== SOURCE EXCERPT

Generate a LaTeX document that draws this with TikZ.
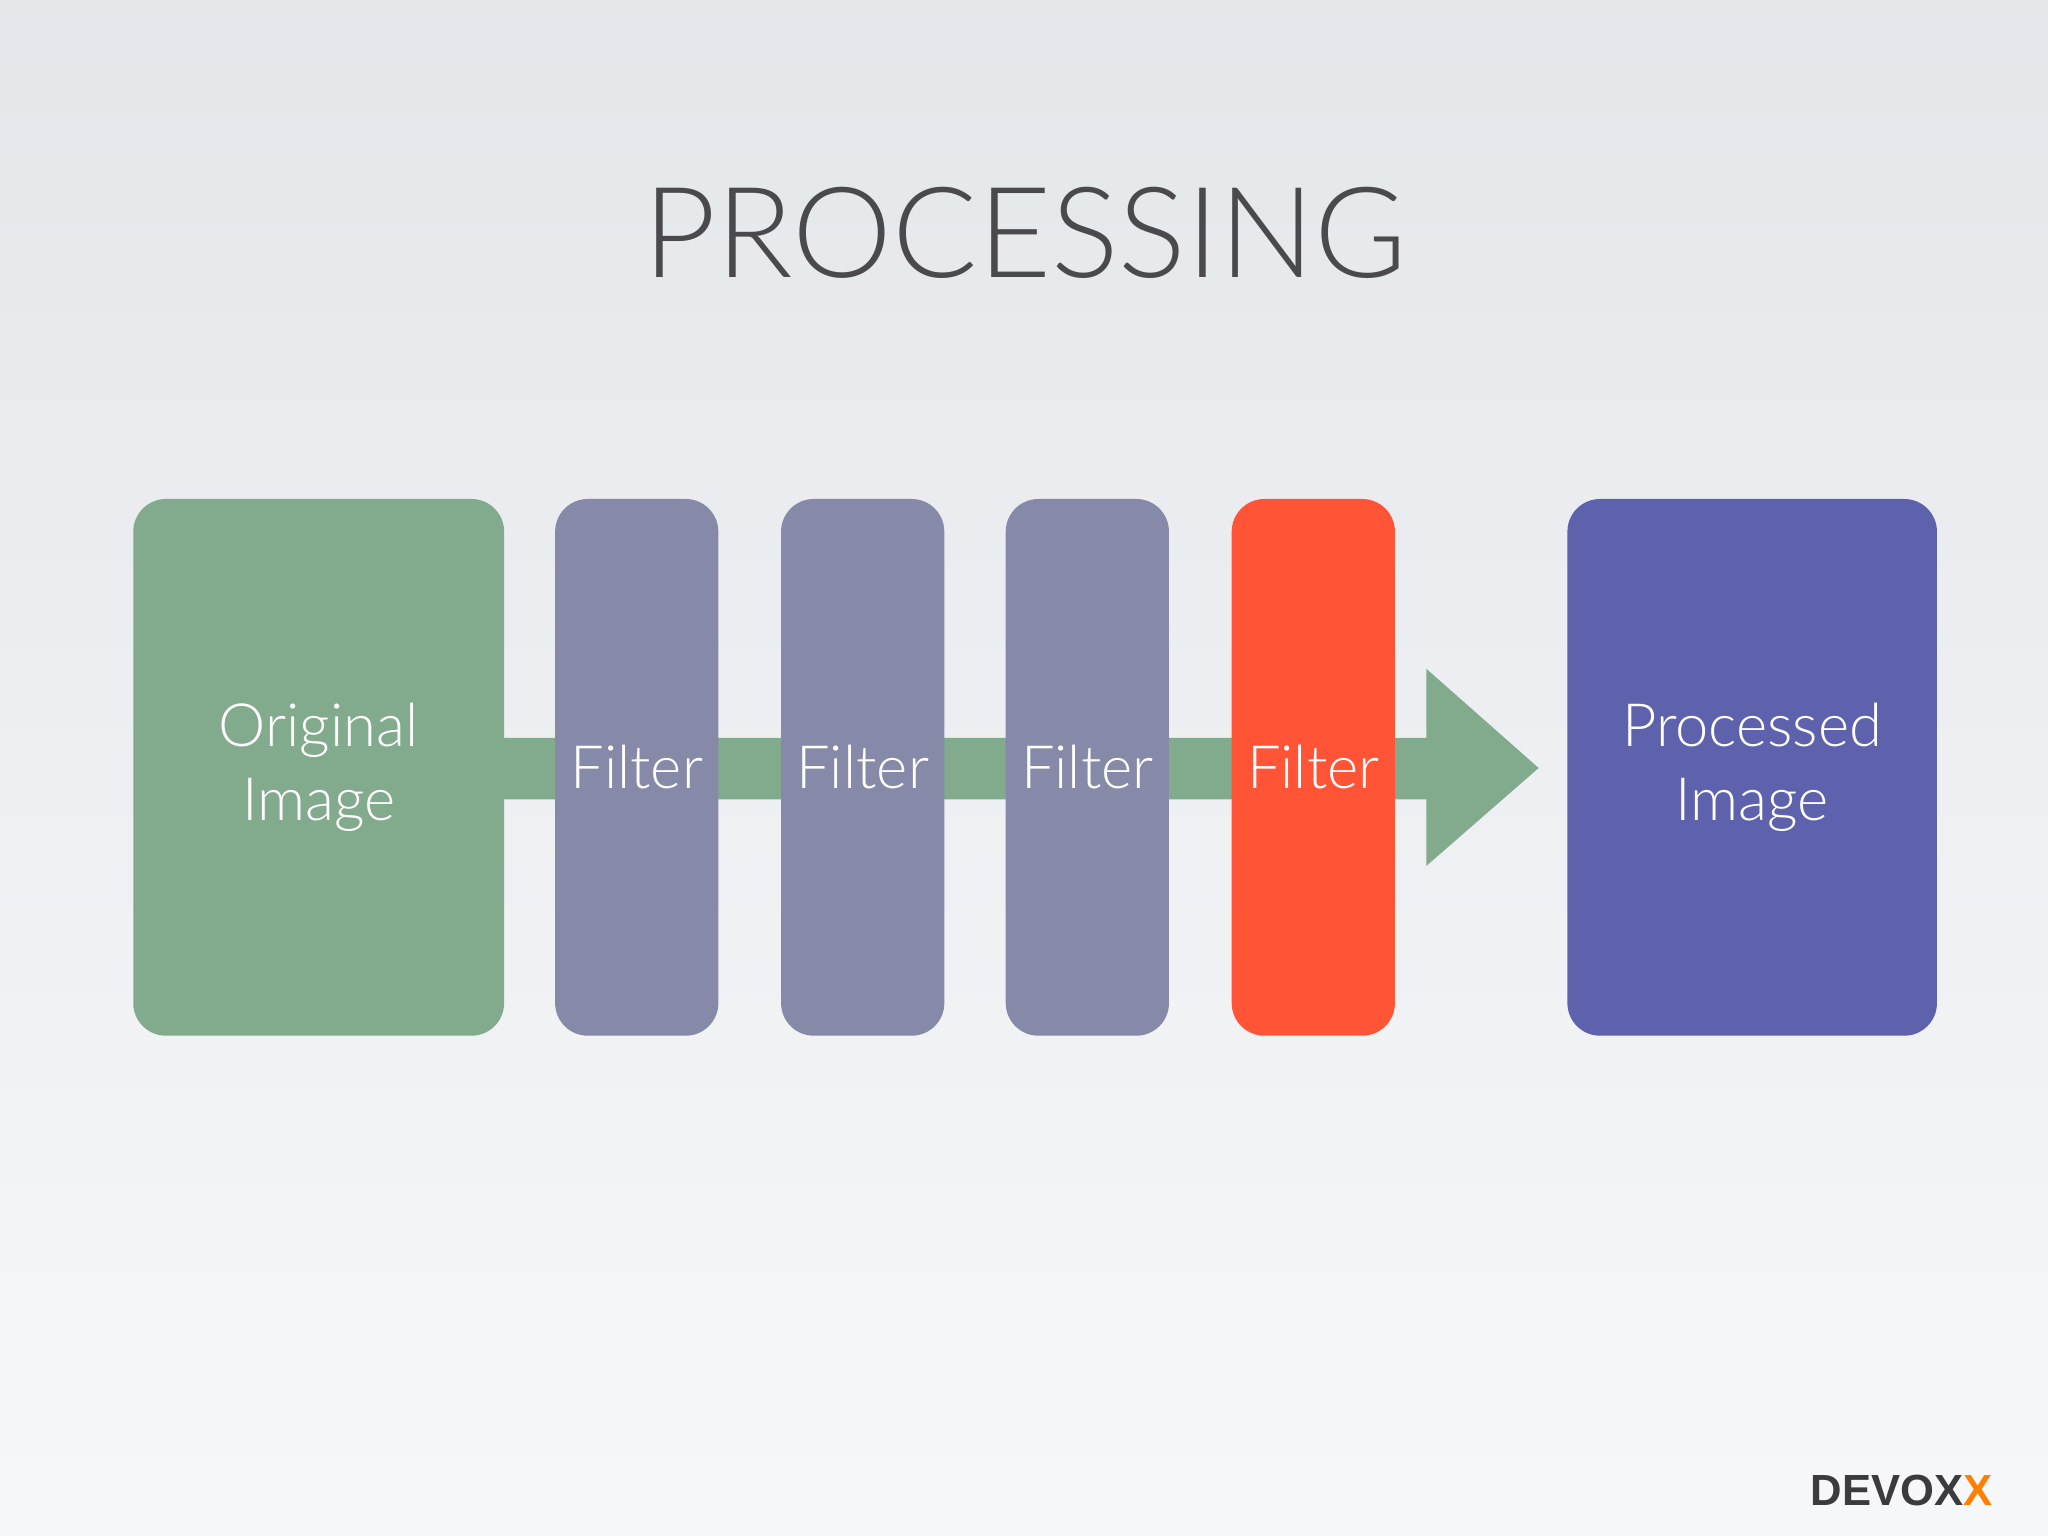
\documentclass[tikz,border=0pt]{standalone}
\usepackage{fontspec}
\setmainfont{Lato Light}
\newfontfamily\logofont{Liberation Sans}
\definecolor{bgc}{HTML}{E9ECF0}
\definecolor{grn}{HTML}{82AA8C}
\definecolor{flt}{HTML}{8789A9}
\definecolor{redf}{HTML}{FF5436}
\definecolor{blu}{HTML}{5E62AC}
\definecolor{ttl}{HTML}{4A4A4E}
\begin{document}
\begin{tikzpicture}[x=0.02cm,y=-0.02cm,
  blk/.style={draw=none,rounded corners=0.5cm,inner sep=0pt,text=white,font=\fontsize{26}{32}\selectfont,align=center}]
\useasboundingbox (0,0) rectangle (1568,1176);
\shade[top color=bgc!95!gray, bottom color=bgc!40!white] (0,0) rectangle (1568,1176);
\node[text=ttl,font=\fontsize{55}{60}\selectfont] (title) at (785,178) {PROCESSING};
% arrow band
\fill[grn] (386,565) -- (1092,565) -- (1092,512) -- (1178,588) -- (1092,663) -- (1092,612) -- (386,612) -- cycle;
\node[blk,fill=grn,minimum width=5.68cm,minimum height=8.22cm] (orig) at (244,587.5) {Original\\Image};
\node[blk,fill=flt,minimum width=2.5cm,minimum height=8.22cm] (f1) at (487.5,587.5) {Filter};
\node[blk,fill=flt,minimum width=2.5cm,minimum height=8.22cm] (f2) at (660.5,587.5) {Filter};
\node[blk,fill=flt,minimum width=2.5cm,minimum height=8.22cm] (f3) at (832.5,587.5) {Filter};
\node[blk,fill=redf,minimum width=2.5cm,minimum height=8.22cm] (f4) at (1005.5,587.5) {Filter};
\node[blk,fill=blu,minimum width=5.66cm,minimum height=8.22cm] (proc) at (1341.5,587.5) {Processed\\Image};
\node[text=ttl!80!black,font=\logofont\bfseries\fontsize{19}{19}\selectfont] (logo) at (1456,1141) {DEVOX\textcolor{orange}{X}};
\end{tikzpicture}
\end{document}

====

Every line above should be returned word for word, with the pictures left behind.

Generate a LaTeX document that draws this with TikZ.
\documentclass[tikz,border=0pt]{standalone}
\usepackage{fontspec}
\setmainfont{Lato Light}
\newfontfamily\logofont{Liberation Sans}
\definecolor{bgc}{HTML}{E9ECF0}
\definecolor{grn}{HTML}{82AA8C}
\definecolor{flt}{HTML}{8789A9}
\definecolor{redf}{HTML}{FF5436}
\definecolor{blu}{HTML}{5E62AC}
\definecolor{ttl}{HTML}{4A4A4E}
\begin{document}
\begin{tikzpicture}[x=0.02cm,y=-0.02cm,
  blk/.style={draw=none,rounded corners=0.5cm,inner sep=0pt,text=white,font=\fontsize{26}{32}\selectfont,align=center}]
\useasboundingbox (0,0) rectangle (1568,1176);
\shade[top color=bgc!95!gray, bottom color=bgc!40!white] (0,0) rectangle (1568,1176);
\node[text=ttl,font=\fontsize{55}{60}\selectfont] (title) at (785,178) {PROCESSING};
% arrow band
\fill[grn] (386,565) -- (1092,565) -- (1092,512) -- (1178,588) -- (1092,663) -- (1092,612) -- (386,612) -- cycle;
\node[blk,fill=grn,minimum width=5.68cm,minimum height=8.22cm] (orig) at (244,587.5) {Original\\Image};
\node[blk,fill=flt,minimum width=2.5cm,minimum height=8.22cm] (f1) at (487.5,587.5) {Filter};
\node[blk,fill=flt,minimum width=2.5cm,minimum height=8.22cm] (f2) at (660.5,587.5) {Filter};
\node[blk,fill=flt,minimum width=2.5cm,minimum height=8.22cm] (f3) at (832.5,587.5) {Filter};
\node[blk,fill=redf,minimum width=2.5cm,minimum height=8.22cm] (f4) at (1005.5,587.5) {Filter};
\node[blk,fill=blu,minimum width=5.66cm,minimum height=8.22cm] (proc) at (1341.5,587.5) {Processed\\Image};
\node[text=ttl!80!black,font=\logofont\bfseries\fontsize{19}{19}\selectfont] (logo) at (1456,1141) {DEVOX\textcolor{orange}{X}};
\end{tikzpicture}
\end{document}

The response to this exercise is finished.